After writing that Wall Street can be beaten on this, and informing readers that Pelosi is opposing the measure, he said,

"If Democrats stand tall and support Leader Pelosi, they can stop this provision dead in its tracks. But you can't wait to act. The decision will be made today. Call your Members of Congress the moment you finish reading this article. Tell them to vote against the so-called 'Cromnibus' funding bill until the provision that allows for the bail out of big Wall Street banks is excised and sent to the shredder where it belongs."

David Stockman, the former Director of the Office of Management and Budget under President Ronald Reagan, wrote on his SeekingAlpha website on Dec. 11 also blasting the omnibus spending amendment, noting that Dodd-Frank

"and its incomprehensible 1,700 pages of legislative pettifoggery and 10,000 pages of implementing regulations that metastasize by the day" was useless.

"Instead, [congress] should have gone to the root of the problem and passed a Super Glass-Steagall that would have dismembered the giant banks by statutory edict, and kicked the Wall Street-based gambling houses like Citigroup out of the FDIC entirely. The fact is, deposit insurance has been coopted and abused by the Wall Street mega-banks for decades, and now stands as a vast perversion of what had actually been intended — misguided or not — way back in the dark hours of 1934."
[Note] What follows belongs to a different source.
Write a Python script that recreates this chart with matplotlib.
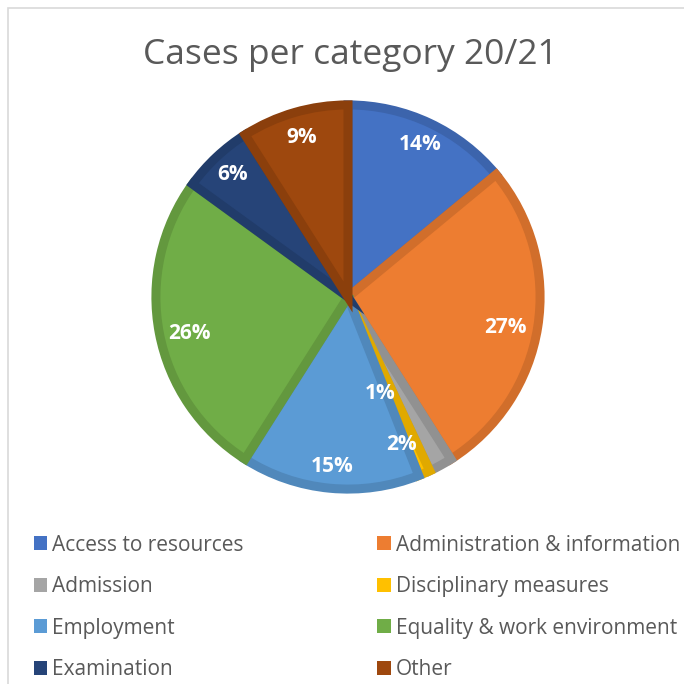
import matplotlib.pyplot as plt
from matplotlib.patches import Rectangle
import matplotlib.colors as mcolors
import numpy as np

# data
categories = ['Access to resources', 'Administration & information', 'Admission',
              'Disciplinary measures', 'Employment', 'Equality & work environment',
              'Examination', 'Other']
shares = [14, 27, 2, 1, 15, 26, 6, 9]
colors = ['#4472C4', '#ED7D31', '#A5A5A5', '#FFC000', '#5B9BD5', '#70AD47', '#264478', '#9E480E']

plt.rcParams['font.family'] = ['Open Sans', 'DejaVu Sans']

W = 684
fig = plt.figure(figsize=(6.84, 6.84), dpi=100)

# light frame like the Excel chart area
fig.patches.append(Rectangle((8 / W, -0.01), 1.0, 1 - 8 / W + 0.01, transform=fig.transFigure,
                             fill=False, edgecolor='#D9D9D9', linewidth=1.2))

cx, cy, r = 348, 297, 196
ax = fig.add_axes([(cx - r) / W, (W - cy - r) / W, 2 * r / W, 2 * r / W])

edges = [tuple(np.array(mcolors.to_rgb(c)) * 0.88) for c in colors]

wedges, _ = ax.pie(shares, colors=colors, startangle=90, counterclock=False, radius=0.98,
                   wedgeprops=dict(linewidth=6.5, edgecolor='none'))
for w, e in zip(wedges, edges):
    w.set_edgecolor(e)
    w.set_clip_on(False)
ax.set_xlim(-1, 1)
ax.set_ylim(-1, 1)
ax.set_aspect('equal')
ax.axis('off')

# percent labels
dist = [0.86, 0.82, 0.80, 0.52, 0.87, 0.83, 0.86, 0.85]
shift = [0, -2, -9, -5, 0, 2, 0, 0]
cum = 0
for v, d, s in zip(shares, dist, shift):
    mid = np.deg2rad(90 - 3.6 * (cum + v / 2) + s)
    ax.text(d * np.cos(mid), d * np.sin(mid), f'{v}%', ha='center', va='center',
            color='white', fontsize=15, fontweight='bold')
    cum += v

fig.text(350 / W, 1 - 55 / W, 'Cases per category 20/21', ha='center', va='center',
         fontsize=25.5, color='#595959')

# legend fills row by row in the reference
order = [0, 2, 4, 6, 1, 3, 5, 7]
leg = fig.legend([wedges[i] for i in order], [categories[i] for i in order], ncol=2,
                 loc='upper left', bbox_to_anchor=(15 / W, 1 - 516 / W), frameon=False,
                 fontsize=15, labelcolor='#595959', handlelength=0.65, handleheight=0.65,
                 handletextpad=0.25, columnspacing=6.4, labelspacing=0.98)
for h in leg.legend_handles:
    h.set_linewidth(0)

plt.savefig('out.png', dpi=100)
In a rare intervention by an FDIC vice-chairman into a legislative vote, Thomas Hoenig put out a statement against the repeal of Section 716 put into the omnibus bill.

"In 2008 we learned the economic consequences of conducting derivatives trading in taxpayer-insured banks. Section 716 of Dodd-Frank is an important step in pushing the trading activity out to where it should be conducted: in the open market, outside of taxpayer-backed commercial banks. It is illogical to repeal the 716 push out requirement."

He adds that these derivatives can go into the banks' affiliated "broker-dealer" entities "which are not as richly subsidized ... which explains these firms' resistance" to the "push out" from FDIC protection.